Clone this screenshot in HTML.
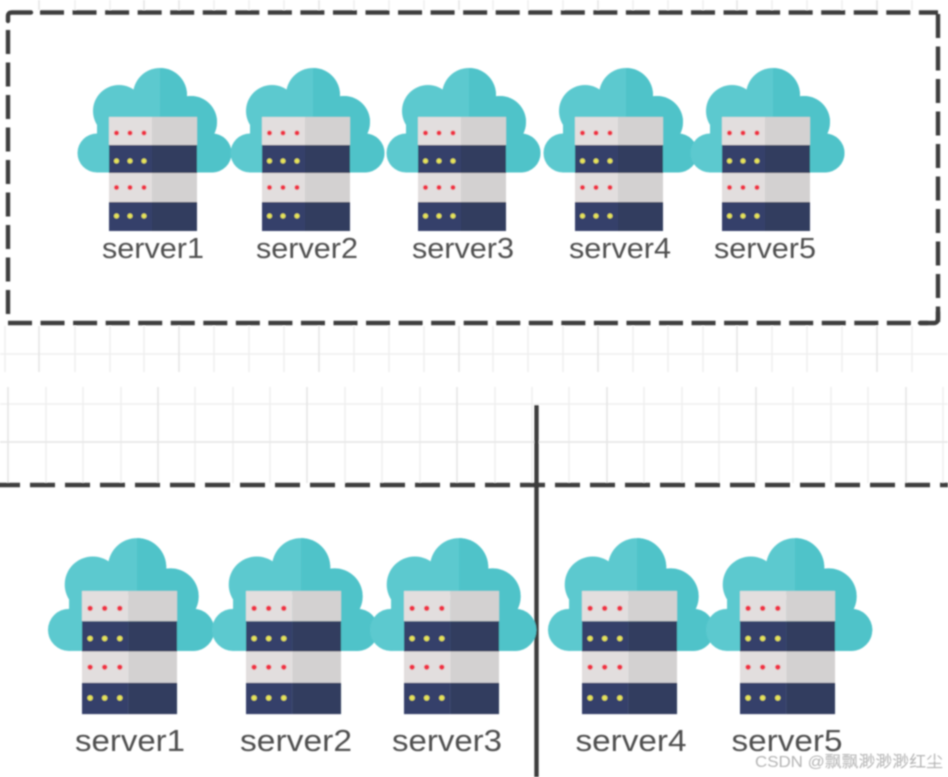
<!DOCTYPE html>
<html>
<head>
<meta charset="utf-8">
<style>
html,body{margin:0;padding:0;background:#fff;width:948px;height:777px;overflow:hidden}
svg{display:block}
text{font-family:"Liberation Sans","Noto Sans CJK SC",sans-serif}
.s{fill:#505050;text-anchor:middle}
</style>
</head>
<body>
<svg width="948" height="777" viewBox="0 0 948 777" xmlns="http://www.w3.org/2000/svg">
<defs>
<filter id="b" x="-2%" y="-2%" width="104%" height="104%"><feGaussianBlur stdDeviation="0.75"/></filter>
<clipPath id="cr"><rect x="160" y="50" width="90" height="140"/></clipPath>
<g id="cloudshape">
  <circle cx="97" cy="153" r="19.5"/>
  <circle cx="212" cy="153" r="19.5"/>
  <circle cx="160" cy="95" r="27"/>
  <circle cx="119" cy="111" r="26"/>
  <circle cx="191" cy="122" r="26"/>
  <rect x="97" y="125" width="115" height="47.5"/>
</g>
<g id="icon">
  <use href="#cloudshape" fill="#5cc9cf"/>
  <g clip-path="url(#cr)"><use href="#cloudshape" fill="#4fc3c9"/></g>
  <rect x="109" y="117" width="43" height="28" fill="#e2dede"/>
  <rect x="152" y="117" width="45" height="28" fill="#d3d1d1"/>
  <rect x="109" y="145" width="43" height="28" fill="#36416a"/>
  <rect x="152" y="145" width="45" height="28" fill="#313c5e"/>
  <rect x="109" y="173" width="43" height="29" fill="#e2dede"/>
  <rect x="152" y="173" width="45" height="29" fill="#d3d1d1"/>
  <rect x="109" y="202" width="43" height="29" fill="#36416a"/>
  <rect x="152" y="202" width="45" height="29" fill="#313c5e"/>
  <g fill="#ee3344">
    <circle cx="116.500" cy="133" r="2.500"/><circle cx="130" cy="133" r="2.500"/><circle cx="144" cy="133" r="2.500"/>
    <circle cx="116.500" cy="187.500" r="2.500"/><circle cx="130" cy="187.500" r="2.500"/><circle cx="144" cy="187.500" r="2.500"/>
  </g>
  <g fill="#e6e35a">
    <circle cx="116.500" cy="161" r="2.500"/><circle cx="130" cy="161" r="2.500"/><circle cx="144" cy="161" r="2.500"/>
    <circle cx="116.500" cy="216" r="2.500"/><circle cx="130" cy="216" r="2.500"/><circle cx="144" cy="216" r="2.500"/>
  </g>
</g>
</defs>

<rect width="948" height="777" fill="#fff"/>

<g filter="url(#b)">
<!-- grid: top band -->
<g stroke="#f0f0f0" stroke-width="1.600" fill="none">
  <path d="M0 354H948"/>
  <path d="M5 326V372M75 326V372M110 326V372M144 326V372M214 326V372M249 326V372M284 326V372M354 326V372M389 326V372M424 326V372M493 326V372M528 326V372M563 326V372M633 326V372M668 326V372M703 326V372M772 326V372M807 326V372M842 326V372M912 326V372"/>
  <path d="M75 0V10M110 0V10M214 0V10M249 0V10M284 0V10M354 0V10M389 0V10M424 0V10M493 0V10M528 0V10M563 0V10M633 0V10M668 0V10M703 0V10M772 0V10M807 0V10M842 0V10M912 0V10"/>
  <path d="M46 387V483M83 387V483M121 387V483M195 387V483M233 387V483M270 387V483M345 387V483M382 387V483M420 387V483M495 387V483M532 387V483M569 387V483M644 387V483M682 387V483M719 387V483M793 387V483M831 387V483M868 387V483M943 387V483"/>
  <path d="M0 404H948"/>
</g>
<g stroke="#e8e8e8" stroke-width="1.800" fill="none">
  <path d="M39 326V372M179 326V372M319 326V372M459 326V372M598 326V372M737 326V372M877 326V372"/>
  <path d="M39 0V10M144 0V10M179 0V10M319 0V10M459 0V10M598 0V10M737 0V10M877 0V10"/>
  <path d="M8 387V483M158 387V483M307 387V483M457 387V483M607 387V483M756 387V483M906 387V483"/>
  <path d="M0 442H948"/>
</g>

<!-- top dashed box -->
<g stroke="#3c3c3c" stroke-width="4.400" fill="none">
  <path d="M8 21V16Q8 12.500 12 12.500H31" stroke-linecap="round"/>
  <path d="M40 12.500H938" stroke-dasharray="24 8.550"/>
  <path d="M8 30V316" stroke-dasharray="24 8.500"/>
  <path d="M938 14V322" stroke-dasharray="24 8.500"/>
  <path d="M8 323H928" stroke-dasharray="24 8.550"/>
  <path d="M920 323H934Q938 323 938 318V312" stroke-linecap="round"/>
  <!-- mid dashed -->
  <path d="M-5 485H948" stroke-dasharray="25 10" stroke-width="4.400"/>
  <path d="M536.500 405V777" stroke-width="4.400"/>
</g>

<!-- top icons -->
<use href="#icon"/>
<use href="#icon" transform="translate(153,0)"/>
<use href="#icon" transform="translate(309,0)"/>
<use href="#icon" transform="translate(466,0)"/>
<use href="#icon" transform="translate(613,0)"/>

<!-- bottom icons -->
<use href="#icon" transform="translate(82,591) scale(1.080) translate(-109,-117)"/>
<use href="#icon" transform="translate(246,591) scale(1.080) translate(-109,-117)"/>
<use href="#icon" transform="translate(404,591) scale(1.080) translate(-109,-117)"/>
<use href="#icon" transform="translate(582,591) scale(1.080) translate(-109,-117)"/>
<use href="#icon" transform="translate(740,591) scale(1.080) translate(-109,-117)"/>

<!-- labels -->
<g font-size="29">
  <text class="s" x="153" y="258" textLength="102" lengthAdjust="spacingAndGlyphs">server1</text>
  <text class="s" x="307" y="258" textLength="102" lengthAdjust="spacingAndGlyphs">server2</text>
  <text class="s" x="463" y="258" textLength="102" lengthAdjust="spacingAndGlyphs">server3</text>
  <text class="s" x="620" y="258" textLength="102" lengthAdjust="spacingAndGlyphs">server4</text>
  <text class="s" x="765" y="258" textLength="102" lengthAdjust="spacingAndGlyphs">server5</text>
</g>
<g font-size="31">
  <text class="s" x="130" y="751" textLength="110" lengthAdjust="spacingAndGlyphs">server1</text>
  <text class="s" x="296" y="751" textLength="112" lengthAdjust="spacingAndGlyphs">server2</text>
  <text class="s" x="447" y="751" textLength="110" lengthAdjust="spacingAndGlyphs">server3</text>
  <text class="s" x="631" y="751" textLength="111" lengthAdjust="spacingAndGlyphs">server4</text>
  <text class="s" x="787" y="751" textLength="111" lengthAdjust="spacingAndGlyphs">server5</text>
</g>
<text x="755" y="767" font-size="16" fill="#b4b4b4" textLength="188" lengthAdjust="spacingAndGlyphs">CSDN @飘飘渺渺渺红尘</text>
</g>
</svg>
</body>
</html>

--

* **GIVEN PROBLEM**
Every line of the material is to be quoted exactly, with no pictures carried over.

* **WRITTEN SOLUTION**
Clone this screenshot in HTML.
<!DOCTYPE html>
<html>
<head>
<meta charset="utf-8">
<style>
html,body{margin:0;padding:0;background:#fff;width:948px;height:777px;overflow:hidden}
svg{display:block}
text{font-family:"Liberation Sans","Noto Sans CJK SC",sans-serif}
.s{fill:#505050;text-anchor:middle}
</style>
</head>
<body>
<svg width="948" height="777" viewBox="0 0 948 777" xmlns="http://www.w3.org/2000/svg">
<defs>
<filter id="b" x="-2%" y="-2%" width="104%" height="104%"><feGaussianBlur stdDeviation="0.75"/></filter>
<clipPath id="cr"><rect x="160" y="50" width="90" height="140"/></clipPath>
<g id="cloudshape">
  <circle cx="97" cy="153" r="19.5"/>
  <circle cx="212" cy="153" r="19.5"/>
  <circle cx="160" cy="95" r="27"/>
  <circle cx="119" cy="111" r="26"/>
  <circle cx="191" cy="122" r="26"/>
  <rect x="97" y="125" width="115" height="47.5"/>
</g>
<g id="icon">
  <use href="#cloudshape" fill="#5cc9cf"/>
  <g clip-path="url(#cr)"><use href="#cloudshape" fill="#4fc3c9"/></g>
  <rect x="109" y="117" width="43" height="28" fill="#e2dede"/>
  <rect x="152" y="117" width="45" height="28" fill="#d3d1d1"/>
  <rect x="109" y="145" width="43" height="28" fill="#36416a"/>
  <rect x="152" y="145" width="45" height="28" fill="#313c5e"/>
  <rect x="109" y="173" width="43" height="29" fill="#e2dede"/>
  <rect x="152" y="173" width="45" height="29" fill="#d3d1d1"/>
  <rect x="109" y="202" width="43" height="29" fill="#36416a"/>
  <rect x="152" y="202" width="45" height="29" fill="#313c5e"/>
  <g fill="#ee3344">
    <circle cx="116.500" cy="133" r="2.500"/><circle cx="130" cy="133" r="2.500"/><circle cx="144" cy="133" r="2.500"/>
    <circle cx="116.500" cy="187.500" r="2.500"/><circle cx="130" cy="187.500" r="2.500"/><circle cx="144" cy="187.500" r="2.500"/>
  </g>
  <g fill="#e6e35a">
    <circle cx="116.500" cy="161" r="2.500"/><circle cx="130" cy="161" r="2.500"/><circle cx="144" cy="161" r="2.500"/>
    <circle cx="116.500" cy="216" r="2.500"/><circle cx="130" cy="216" r="2.500"/><circle cx="144" cy="216" r="2.500"/>
  </g>
</g>
</defs>

<rect width="948" height="777" fill="#fff"/>

<g filter="url(#b)">
<!-- grid: top band -->
<g stroke="#f0f0f0" stroke-width="1.600" fill="none">
  <path d="M0 354H948"/>
  <path d="M5 326V372M75 326V372M110 326V372M144 326V372M214 326V372M249 326V372M284 326V372M354 326V372M389 326V372M424 326V372M493 326V372M528 326V372M563 326V372M633 326V372M668 326V372M703 326V372M772 326V372M807 326V372M842 326V372M912 326V372"/>
  <path d="M75 0V10M110 0V10M214 0V10M249 0V10M284 0V10M354 0V10M389 0V10M424 0V10M493 0V10M528 0V10M563 0V10M633 0V10M668 0V10M703 0V10M772 0V10M807 0V10M842 0V10M912 0V10"/>
  <path d="M46 387V483M83 387V483M121 387V483M195 387V483M233 387V483M270 387V483M345 387V483M382 387V483M420 387V483M495 387V483M532 387V483M569 387V483M644 387V483M682 387V483M719 387V483M793 387V483M831 387V483M868 387V483M943 387V483"/>
  <path d="M0 404H948"/>
</g>
<g stroke="#e8e8e8" stroke-width="1.800" fill="none">
  <path d="M39 326V372M179 326V372M319 326V372M459 326V372M598 326V372M737 326V372M877 326V372"/>
  <path d="M39 0V10M144 0V10M179 0V10M319 0V10M459 0V10M598 0V10M737 0V10M877 0V10"/>
  <path d="M8 387V483M158 387V483M307 387V483M457 387V483M607 387V483M756 387V483M906 387V483"/>
  <path d="M0 442H948"/>
</g>

<!-- top dashed box -->
<g stroke="#3c3c3c" stroke-width="4.400" fill="none">
  <path d="M8 21V16Q8 12.500 12 12.500H31" stroke-linecap="round"/>
  <path d="M40 12.500H938" stroke-dasharray="24 8.550"/>
  <path d="M8 30V316" stroke-dasharray="24 8.500"/>
  <path d="M938 14V322" stroke-dasharray="24 8.500"/>
  <path d="M8 323H928" stroke-dasharray="24 8.550"/>
  <path d="M920 323H934Q938 323 938 318V312" stroke-linecap="round"/>
  <!-- mid dashed -->
  <path d="M-5 485H948" stroke-dasharray="25 10" stroke-width="4.400"/>
  <path d="M536.500 405V777" stroke-width="4.400"/>
</g>

<!-- top icons -->
<use href="#icon"/>
<use href="#icon" transform="translate(153,0)"/>
<use href="#icon" transform="translate(309,0)"/>
<use href="#icon" transform="translate(466,0)"/>
<use href="#icon" transform="translate(613,0)"/>

<!-- bottom icons -->
<use href="#icon" transform="translate(82,591) scale(1.080) translate(-109,-117)"/>
<use href="#icon" transform="translate(246,591) scale(1.080) translate(-109,-117)"/>
<use href="#icon" transform="translate(404,591) scale(1.080) translate(-109,-117)"/>
<use href="#icon" transform="translate(582,591) scale(1.080) translate(-109,-117)"/>
<use href="#icon" transform="translate(740,591) scale(1.080) translate(-109,-117)"/>

<!-- labels -->
<g font-size="29">
  <text class="s" x="153" y="258" textLength="102" lengthAdjust="spacingAndGlyphs">server1</text>
  <text class="s" x="307" y="258" textLength="102" lengthAdjust="spacingAndGlyphs">server2</text>
  <text class="s" x="463" y="258" textLength="102" lengthAdjust="spacingAndGlyphs">server3</text>
  <text class="s" x="620" y="258" textLength="102" lengthAdjust="spacingAndGlyphs">server4</text>
  <text class="s" x="765" y="258" textLength="102" lengthAdjust="spacingAndGlyphs">server5</text>
</g>
<g font-size="31">
  <text class="s" x="130" y="751" textLength="110" lengthAdjust="spacingAndGlyphs">server1</text>
  <text class="s" x="296" y="751" textLength="112" lengthAdjust="spacingAndGlyphs">server2</text>
  <text class="s" x="447" y="751" textLength="110" lengthAdjust="spacingAndGlyphs">server3</text>
  <text class="s" x="631" y="751" textLength="111" lengthAdjust="spacingAndGlyphs">server4</text>
  <text class="s" x="787" y="751" textLength="111" lengthAdjust="spacingAndGlyphs">server5</text>
</g>
<text x="755" y="767" font-size="16" fill="#b4b4b4" textLength="188" lengthAdjust="spacingAndGlyphs">CSDN @飘飘渺渺渺红尘</text>
</g>
</svg>
</body>
</html>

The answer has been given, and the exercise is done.